# Daily Codewars #29
# Question
codewars link (opens new window) In this kata, you will create an object that returns the positions and the values of the "peaks" (or local maxima) of a numeric array.
For example, the array arr = [ 0 , 1 , 2 , 5 , 1 , 0 ] has a peak in position 3 with a value of 5 (arr[3] = 5)
The output will be returned as an object with two properties: pos and peaks. Both of these properties should be arrays. If there is no peak in the given array, then the output should be {pos: [], peaks: []}.
Example: pickPeaks([3,2,3,6,4,1,2,3,2,1,2,3]) returns {pos:[3,7],peaks:[6,3]}
All input arrays will be valid numeric arrays (although it could still be empty), so you won't need to validate the input.
The first and last elements of the array will not be considered as peaks (in the context of a mathematical function, we don't know what is after and before and therefore, we don't know if it is a peak or not).

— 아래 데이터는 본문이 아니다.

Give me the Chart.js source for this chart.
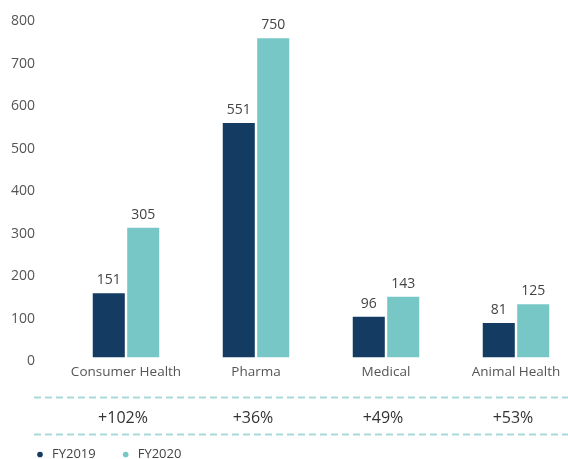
<!DOCTYPE html>
<html>
<head>
<meta charset="utf-8">
<script src="https://cdn.jsdelivr.net/npm/chart.js@4"></script>
<style>
  html, body { margin: 0; padding: 0; background: #fff; overflow: hidden; }
  #wrap { width: 581px; height: 459px; position: relative; }
</style>
</head>
<body>
<div id="wrap"><canvas id="salesChart"></canvas></div>
<script>
const categories = ['Consumer Health', 'Pharma', 'Medical', 'Animal Health'];
const fy2019 = [151, 551, 96, 81];
const fy2020 = [305, 750, 143, 125];
const growth = ['+102%', '+36%', '+49%', '+53%'];
const yTicks = [0, 100, 200, 300, 400, 500, 600, 700, 800];

const navy = '#143c63';
const teal = '#76c7c6';
const dashColor = '#a9dada';
const textColor = '#444';
const fontFamily = '"Open Sans", sans-serif';

// value labels on top of each bar + growth row between dashed rules
const extras = {
    id: 'extras',
    afterDatasetsDraw(chart) {
        const ctx = chart.ctx;
        ctx.save();
        ctx.fillStyle = textColor;
        ctx.font = '14px ' + fontFamily;
        ctx.textAlign = 'center';
        ctx.textBaseline = 'alphabetic';
        chart.data.datasets.forEach((ds, i) => {
            chart.getDatasetMeta(i).data.forEach((bar, j) => {
                ctx.fillText(ds.data[j], bar.x, bar.y - 9);
            });
        });

        const x = chart.scales.x;
        const base = chart.chartArea.bottom;
        ctx.strokeStyle = dashColor;
        ctx.lineWidth = 2;
        ctx.setLineDash([7, 4]);
        [base + 40, base + 77].forEach(y => {
            ctx.beginPath();
            ctx.moveTo(34, y);
            ctx.lineTo(chart.width, y);
            ctx.stroke();
        });
        ctx.setLineDash([]);

        ctx.font = '16px ' + fontFamily;
        ctx.fillStyle = '#333';
        ctx.textBaseline = 'middle';
        growth.forEach((g, i) => {
            ctx.fillText(g, x.getPixelForValue(i) - 3, base + 61);
        });
        ctx.restore();
    }
};

new Chart(document.getElementById('salesChart'), {
    type: 'bar',
    data: {
        labels: categories,
        datasets: [
            { label: 'FY2019', data: fy2019, backgroundColor: navy },
            { label: 'FY2020', data: fy2020, backgroundColor: teal }
        ]
    },
    options: {
        responsive: true,
        maintainAspectRatio: false,
        animation: false,
        datasets: {
            bar: { categoryPercentage: 0.53, barPercentage: 0.93 }
        },
        layout: { padding: { left: 10, top: 17, right: 0, bottom: -12 } },
        scales: {
            x: {
                grid: { display: false, drawTicks: false },
                border: { display: false },
                ticks: { color: '#555', font: { family: fontFamily, size: 13.5 }, padding: 7, maxRotation: 0 },
                afterFit: s => {
                    s.height = 66;
                    s.paddingLeft = 0;
                    s.paddingRight = 0;
                }
            },
            y: {
                min: 0,
                max: 800,
                afterBuildTicks: s => { s.ticks = yTicks.map(v => ({ value: v })); },
                grid: { display: false, drawTicks: false },
                border: { display: false },
                ticks: { color: '#555', font: { family: fontFamily, size: 14 }, padding: 26, labelOffset: 4 },
                afterFit: s => {
                    s.width = 51;
                    s.paddingTop = 0;
                    s.paddingBottom = 0;
                }
            }
        },
        plugins: {
            tooltip: { enabled: false },
            legend: {
                position: 'bottom',
                align: 'start',
                labels: {
                    usePointStyle: true,
                    pointStyle: 'circle',
                    boxWidth: 11,
                    boxHeight: 4,
                    padding: 24.5,
                    color: '#444',
                    font: { family: fontFamily, size: 13 }
                }
            }
        }
    },
    plugins: [extras]
});
</script>
</body>
</html>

Also, beware of plateaus !!! [1,2,2,2,1] has a peak while [1, 2, 2, 2, 3] does not. In case of a plateau-peak, please only return the position and value of the beginning of the plateau. For example: pickPeaks([1,2,2,2,1]) returns {pos:[1],peaks:[2]}
have fun!
배열에서 언덕을 찾아 그 수와 index를 찾는 문제이다. 고원이면 고원이 생긴 처음 수와 index를 반환한다.
# My Solution
function pickPeaks(arr){
var pSlope = 0, pi = 0;
var result = {pos:[],peaks:[]};
if(arr.length==0) return result;
arr.reduce(function(p, c, i) {
if(pSlope>0 && c-p<0) {
result.peaks.push(p);
result.pos.push(pi);
}
if(c-p != 0){
pi = i;
pSlope = c-p;
}
return c;
});
return result;
}
Array.reduce로 current-prev 기울기를 저장했다. 기울기가 양수에서 음수로 바뀌면 그 때를 result에 저장한다. 0이 아닐때만 i와 previous Slope를 저장한다.
# manvel7650's Solution
function pickPeaks(arr){
var result = {pos: [], peaks: []};
if(arr.length > 2) {
var pos = -1;
for(var i=1; i<arr.length;i++){
if(arr[i] > arr[i-1]) {
pos = i;
} else if(arr[i] < arr[i-1] && pos != -1) {
result.pos.push(pos);
result.peaks.push(arr[pos]);
pos = -1;
}
}
}
return result;
}
for문을 돌려서 풀었구낭.